Matt Pearce has been accepted into the prestigious National Institute of Dramatic Art, in Sydney. Mike Knott BUNMATT

Bundy man accepted at NIDA

A BARGARA man is dreaming of a career in film and television after winning entry into the country's most prestigious acting school.

Matt Pearce, 21, is about to move to Sydney to take up a place at the National Institute of Dramatic Art – the training ground of Aussie acting luminaries such as Cate Blanchett, Hugo Weaving, Mel Gibson and Judy Davis.

Mr Pearce, who has spent the past few years performing in Bundaberg Players productions, said his experience on the local stage could not prepare him for the arduous nature of the audition process for the top-notch school.

“It was pretty much the most intense thing I've ever done,” he said.

After performing his monologue, being shortlisted, then individually interviewed by NIDA acting department head Tony Knight, Mr Pearce was finally told what he'd been wanting to hear for months – that he'd beaten about 2000 hopefuls from around the country to be one of just 16 accepted for this year's intake.

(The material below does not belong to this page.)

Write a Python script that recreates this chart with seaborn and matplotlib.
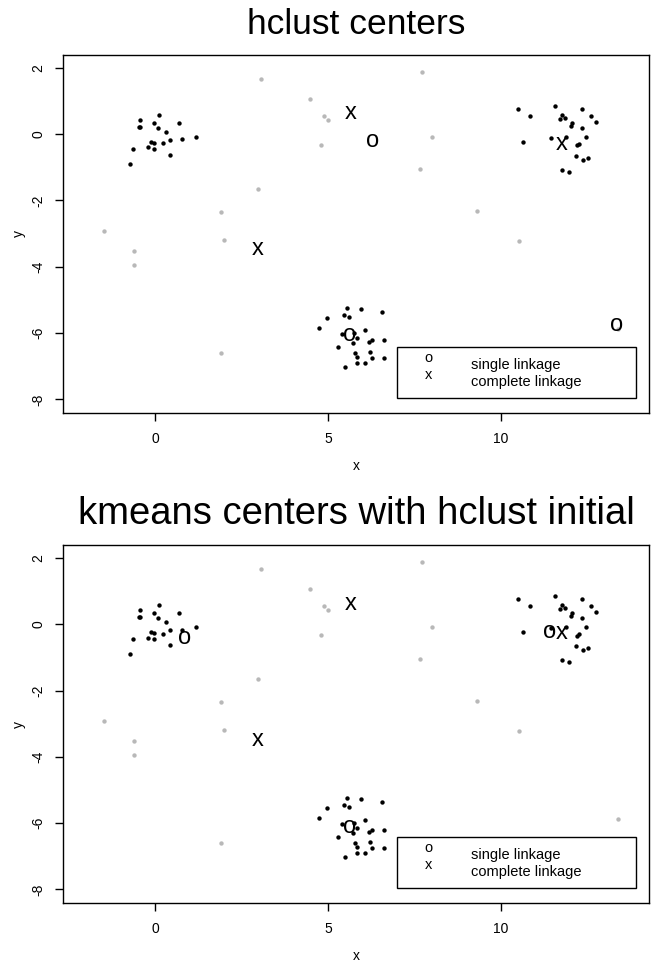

“When I found out, I called everyone pretty quickly and chucked it up on Facebook,” he said.

“I'm pretty nervous – but very excited.”

The full-time course starts on January 31 and will run for three years, with students doing demanding 9am to 6pm days five days a week.

Mr Pearce said he was bitten by the acting bug in Year 11 and joined the Bundaberg Players soon after, a move he is now glad he made.

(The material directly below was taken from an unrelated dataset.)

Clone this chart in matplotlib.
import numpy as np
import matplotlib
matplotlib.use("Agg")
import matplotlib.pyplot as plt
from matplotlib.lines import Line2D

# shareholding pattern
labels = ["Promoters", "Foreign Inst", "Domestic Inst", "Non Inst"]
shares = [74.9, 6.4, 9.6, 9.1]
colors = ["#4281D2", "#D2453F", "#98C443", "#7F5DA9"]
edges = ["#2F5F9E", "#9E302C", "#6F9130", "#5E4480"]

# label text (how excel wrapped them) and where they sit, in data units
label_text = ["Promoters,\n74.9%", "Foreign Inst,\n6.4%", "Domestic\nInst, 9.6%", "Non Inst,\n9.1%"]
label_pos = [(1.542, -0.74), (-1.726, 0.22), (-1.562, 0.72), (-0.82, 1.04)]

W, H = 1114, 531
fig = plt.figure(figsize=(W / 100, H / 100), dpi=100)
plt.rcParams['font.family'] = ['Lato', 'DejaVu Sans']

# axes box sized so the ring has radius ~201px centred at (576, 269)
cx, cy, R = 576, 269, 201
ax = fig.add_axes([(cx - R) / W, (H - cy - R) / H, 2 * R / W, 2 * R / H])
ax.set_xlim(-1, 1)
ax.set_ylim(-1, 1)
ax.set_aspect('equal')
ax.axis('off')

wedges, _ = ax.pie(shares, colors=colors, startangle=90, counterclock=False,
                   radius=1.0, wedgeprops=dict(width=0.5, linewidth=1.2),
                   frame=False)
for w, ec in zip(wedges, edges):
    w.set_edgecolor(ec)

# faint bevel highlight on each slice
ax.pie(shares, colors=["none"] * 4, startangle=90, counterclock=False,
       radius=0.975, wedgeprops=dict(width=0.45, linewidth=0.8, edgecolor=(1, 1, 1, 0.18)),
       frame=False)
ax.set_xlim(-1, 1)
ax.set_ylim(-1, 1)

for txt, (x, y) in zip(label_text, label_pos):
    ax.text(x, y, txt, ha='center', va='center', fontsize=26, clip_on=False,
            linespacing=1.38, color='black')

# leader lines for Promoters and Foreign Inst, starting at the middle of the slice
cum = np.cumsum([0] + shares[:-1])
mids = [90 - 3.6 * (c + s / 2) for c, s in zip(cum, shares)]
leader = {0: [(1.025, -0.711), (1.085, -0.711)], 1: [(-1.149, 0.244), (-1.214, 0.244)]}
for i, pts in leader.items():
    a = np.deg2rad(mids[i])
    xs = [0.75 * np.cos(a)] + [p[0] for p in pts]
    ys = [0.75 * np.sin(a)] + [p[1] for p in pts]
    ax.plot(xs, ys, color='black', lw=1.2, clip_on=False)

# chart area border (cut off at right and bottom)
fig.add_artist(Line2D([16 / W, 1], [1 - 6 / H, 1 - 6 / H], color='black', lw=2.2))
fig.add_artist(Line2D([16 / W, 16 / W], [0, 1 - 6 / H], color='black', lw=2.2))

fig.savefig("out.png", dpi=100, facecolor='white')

“They pushed me to do better. I owe a lot to them,” he said.

His first lead role with the group, and his favourite to date, was as Curly from the 2008 musical production of Oklahoma.

Bundaberg Players president Nigel Dick said he was thrilled about Mr Pearce's acceptance to NIDA.

“We're certainly very excited for him. He's got a very astute, level head,” he said.

Despite the rigorous schedule ahead of him, Mr Pearce's immediate concerns are the ones that plague most ordinary students – finances and food intake.

“I think I'll have to basically live off two-minute noodles for a while,” he said.